Extracted data |
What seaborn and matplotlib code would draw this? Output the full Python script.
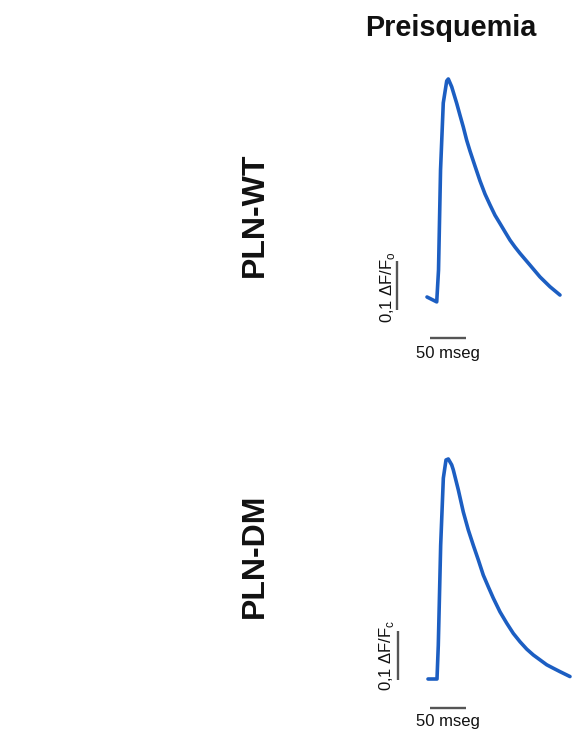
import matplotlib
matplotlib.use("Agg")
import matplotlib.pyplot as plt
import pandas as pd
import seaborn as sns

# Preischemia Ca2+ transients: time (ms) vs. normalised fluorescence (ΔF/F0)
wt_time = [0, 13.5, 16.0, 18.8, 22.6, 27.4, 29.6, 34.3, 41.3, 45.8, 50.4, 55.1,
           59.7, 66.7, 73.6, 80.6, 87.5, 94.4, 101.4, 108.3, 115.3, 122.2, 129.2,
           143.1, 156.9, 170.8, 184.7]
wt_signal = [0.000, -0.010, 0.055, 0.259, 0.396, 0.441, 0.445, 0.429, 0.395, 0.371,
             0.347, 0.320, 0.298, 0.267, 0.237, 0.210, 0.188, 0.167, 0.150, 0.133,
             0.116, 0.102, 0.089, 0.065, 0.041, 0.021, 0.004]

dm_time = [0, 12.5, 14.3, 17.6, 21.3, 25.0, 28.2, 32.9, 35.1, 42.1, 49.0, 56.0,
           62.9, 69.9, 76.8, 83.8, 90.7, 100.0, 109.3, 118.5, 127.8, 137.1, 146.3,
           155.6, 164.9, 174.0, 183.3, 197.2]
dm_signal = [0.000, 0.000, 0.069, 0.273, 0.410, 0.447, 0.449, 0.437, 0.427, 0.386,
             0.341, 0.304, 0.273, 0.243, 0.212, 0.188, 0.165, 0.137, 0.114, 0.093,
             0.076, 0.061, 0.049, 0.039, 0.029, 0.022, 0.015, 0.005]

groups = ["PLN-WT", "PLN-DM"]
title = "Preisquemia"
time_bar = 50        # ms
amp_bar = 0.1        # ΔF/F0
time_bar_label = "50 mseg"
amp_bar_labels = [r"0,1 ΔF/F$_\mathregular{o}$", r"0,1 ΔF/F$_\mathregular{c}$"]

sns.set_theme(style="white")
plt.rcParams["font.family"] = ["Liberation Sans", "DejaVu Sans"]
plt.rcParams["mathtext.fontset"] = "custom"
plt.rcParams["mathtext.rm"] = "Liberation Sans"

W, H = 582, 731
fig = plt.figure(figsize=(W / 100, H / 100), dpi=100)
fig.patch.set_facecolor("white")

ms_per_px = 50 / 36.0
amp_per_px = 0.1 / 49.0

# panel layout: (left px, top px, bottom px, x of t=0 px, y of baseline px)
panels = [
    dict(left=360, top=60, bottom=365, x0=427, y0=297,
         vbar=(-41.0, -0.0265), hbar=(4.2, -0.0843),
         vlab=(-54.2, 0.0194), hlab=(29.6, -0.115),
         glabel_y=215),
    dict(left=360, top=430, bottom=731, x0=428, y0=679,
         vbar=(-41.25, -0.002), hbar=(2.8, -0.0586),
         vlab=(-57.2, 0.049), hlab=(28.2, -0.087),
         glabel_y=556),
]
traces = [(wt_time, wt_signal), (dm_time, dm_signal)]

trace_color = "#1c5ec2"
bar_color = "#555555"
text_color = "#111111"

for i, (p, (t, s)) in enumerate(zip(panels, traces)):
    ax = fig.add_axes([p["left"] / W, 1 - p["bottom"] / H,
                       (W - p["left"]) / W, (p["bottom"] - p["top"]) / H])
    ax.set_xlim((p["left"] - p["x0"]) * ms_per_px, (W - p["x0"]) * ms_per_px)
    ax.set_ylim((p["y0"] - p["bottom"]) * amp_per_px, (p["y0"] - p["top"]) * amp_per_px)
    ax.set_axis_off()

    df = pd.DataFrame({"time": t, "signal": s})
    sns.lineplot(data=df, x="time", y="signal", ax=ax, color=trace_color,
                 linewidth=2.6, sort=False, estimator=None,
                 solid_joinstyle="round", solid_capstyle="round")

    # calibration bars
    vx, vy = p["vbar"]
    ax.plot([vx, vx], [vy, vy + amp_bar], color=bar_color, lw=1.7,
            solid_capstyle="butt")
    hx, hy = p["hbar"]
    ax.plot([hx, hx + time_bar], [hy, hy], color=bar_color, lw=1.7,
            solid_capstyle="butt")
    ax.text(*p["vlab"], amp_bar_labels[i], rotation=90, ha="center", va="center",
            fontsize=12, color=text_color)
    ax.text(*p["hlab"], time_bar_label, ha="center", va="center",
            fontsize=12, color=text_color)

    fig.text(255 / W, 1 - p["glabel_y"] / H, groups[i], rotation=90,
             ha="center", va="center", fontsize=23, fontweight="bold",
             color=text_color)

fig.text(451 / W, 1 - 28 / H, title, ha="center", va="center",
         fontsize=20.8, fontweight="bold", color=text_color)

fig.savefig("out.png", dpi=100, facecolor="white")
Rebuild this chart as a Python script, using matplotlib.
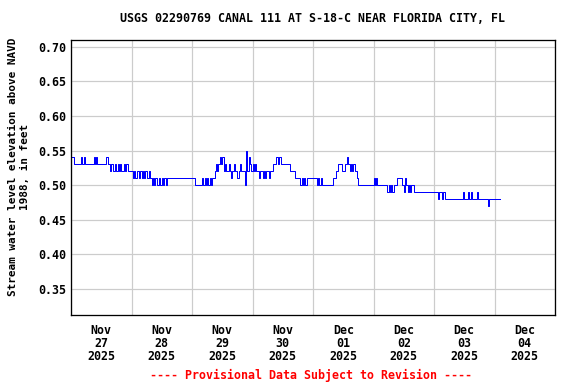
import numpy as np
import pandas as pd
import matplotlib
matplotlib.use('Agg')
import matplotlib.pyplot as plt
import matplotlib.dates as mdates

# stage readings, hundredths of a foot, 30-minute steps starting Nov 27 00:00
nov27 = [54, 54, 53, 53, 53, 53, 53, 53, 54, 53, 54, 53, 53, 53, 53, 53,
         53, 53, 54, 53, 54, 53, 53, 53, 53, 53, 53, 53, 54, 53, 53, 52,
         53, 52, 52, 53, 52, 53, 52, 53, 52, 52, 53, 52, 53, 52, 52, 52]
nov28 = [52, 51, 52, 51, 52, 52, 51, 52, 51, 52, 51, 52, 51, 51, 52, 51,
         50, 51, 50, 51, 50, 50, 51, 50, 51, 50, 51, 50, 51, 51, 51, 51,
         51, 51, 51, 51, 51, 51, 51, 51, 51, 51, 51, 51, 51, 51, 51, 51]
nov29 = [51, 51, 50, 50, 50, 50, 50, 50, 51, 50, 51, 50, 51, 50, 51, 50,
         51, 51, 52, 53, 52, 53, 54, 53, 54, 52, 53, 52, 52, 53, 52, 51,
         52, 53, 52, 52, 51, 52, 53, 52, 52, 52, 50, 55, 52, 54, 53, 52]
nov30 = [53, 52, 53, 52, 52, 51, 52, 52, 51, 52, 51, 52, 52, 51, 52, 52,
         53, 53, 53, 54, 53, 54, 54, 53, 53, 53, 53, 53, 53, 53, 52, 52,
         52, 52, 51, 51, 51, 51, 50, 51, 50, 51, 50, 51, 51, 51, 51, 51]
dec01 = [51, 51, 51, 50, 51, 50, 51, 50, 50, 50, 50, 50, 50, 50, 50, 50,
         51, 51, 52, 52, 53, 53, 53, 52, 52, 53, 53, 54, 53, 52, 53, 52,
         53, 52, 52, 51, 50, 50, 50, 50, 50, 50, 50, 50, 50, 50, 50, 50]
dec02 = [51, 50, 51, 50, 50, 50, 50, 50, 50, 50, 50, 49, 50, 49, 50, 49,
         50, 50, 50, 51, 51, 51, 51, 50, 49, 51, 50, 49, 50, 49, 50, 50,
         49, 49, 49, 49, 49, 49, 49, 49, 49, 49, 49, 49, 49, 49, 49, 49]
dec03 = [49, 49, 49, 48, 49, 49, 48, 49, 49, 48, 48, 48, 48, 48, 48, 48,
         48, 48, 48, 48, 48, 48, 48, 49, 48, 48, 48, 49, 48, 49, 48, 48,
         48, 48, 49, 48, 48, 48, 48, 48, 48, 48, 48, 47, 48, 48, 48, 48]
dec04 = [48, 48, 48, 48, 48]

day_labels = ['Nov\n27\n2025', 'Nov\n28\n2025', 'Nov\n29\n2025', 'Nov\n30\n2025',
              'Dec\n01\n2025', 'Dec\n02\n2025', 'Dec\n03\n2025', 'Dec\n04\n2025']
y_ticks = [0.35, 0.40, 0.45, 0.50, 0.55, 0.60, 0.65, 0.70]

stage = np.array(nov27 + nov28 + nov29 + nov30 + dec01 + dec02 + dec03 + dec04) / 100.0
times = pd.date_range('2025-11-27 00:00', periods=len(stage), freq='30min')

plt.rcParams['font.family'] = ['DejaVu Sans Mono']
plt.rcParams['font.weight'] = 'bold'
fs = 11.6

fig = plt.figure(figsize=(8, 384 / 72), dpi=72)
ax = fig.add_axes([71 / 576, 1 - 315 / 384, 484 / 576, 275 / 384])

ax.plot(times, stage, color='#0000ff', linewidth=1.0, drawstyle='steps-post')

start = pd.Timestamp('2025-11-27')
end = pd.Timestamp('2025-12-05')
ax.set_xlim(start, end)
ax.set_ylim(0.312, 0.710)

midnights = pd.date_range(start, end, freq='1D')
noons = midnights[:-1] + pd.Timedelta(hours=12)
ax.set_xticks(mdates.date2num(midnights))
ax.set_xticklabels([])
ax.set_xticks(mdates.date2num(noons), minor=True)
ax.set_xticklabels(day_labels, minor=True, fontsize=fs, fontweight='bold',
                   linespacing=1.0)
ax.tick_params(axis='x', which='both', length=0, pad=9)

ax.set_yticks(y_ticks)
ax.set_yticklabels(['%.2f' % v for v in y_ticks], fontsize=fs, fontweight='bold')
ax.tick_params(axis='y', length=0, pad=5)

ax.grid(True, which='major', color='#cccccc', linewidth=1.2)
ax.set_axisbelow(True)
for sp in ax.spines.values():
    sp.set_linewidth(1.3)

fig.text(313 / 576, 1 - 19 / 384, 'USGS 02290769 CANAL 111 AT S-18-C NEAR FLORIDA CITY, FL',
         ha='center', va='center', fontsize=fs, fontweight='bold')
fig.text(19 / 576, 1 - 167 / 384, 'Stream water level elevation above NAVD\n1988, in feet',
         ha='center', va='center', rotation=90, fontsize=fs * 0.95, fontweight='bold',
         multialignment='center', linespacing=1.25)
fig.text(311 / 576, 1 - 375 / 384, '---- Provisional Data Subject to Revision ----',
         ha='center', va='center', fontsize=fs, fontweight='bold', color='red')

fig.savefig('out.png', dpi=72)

Task | Please quote only the span of lines whose first line contains "Rebuild this chart" and whose last line contains "import matplotlib.dates as mdates", leaving every picture out.

Solution to this task |
Rebuild this chart as a Python script, using matplotlib.
import numpy as np
import pandas as pd
import matplotlib
matplotlib.use('Agg')
import matplotlib.pyplot as plt
import matplotlib.dates as mdates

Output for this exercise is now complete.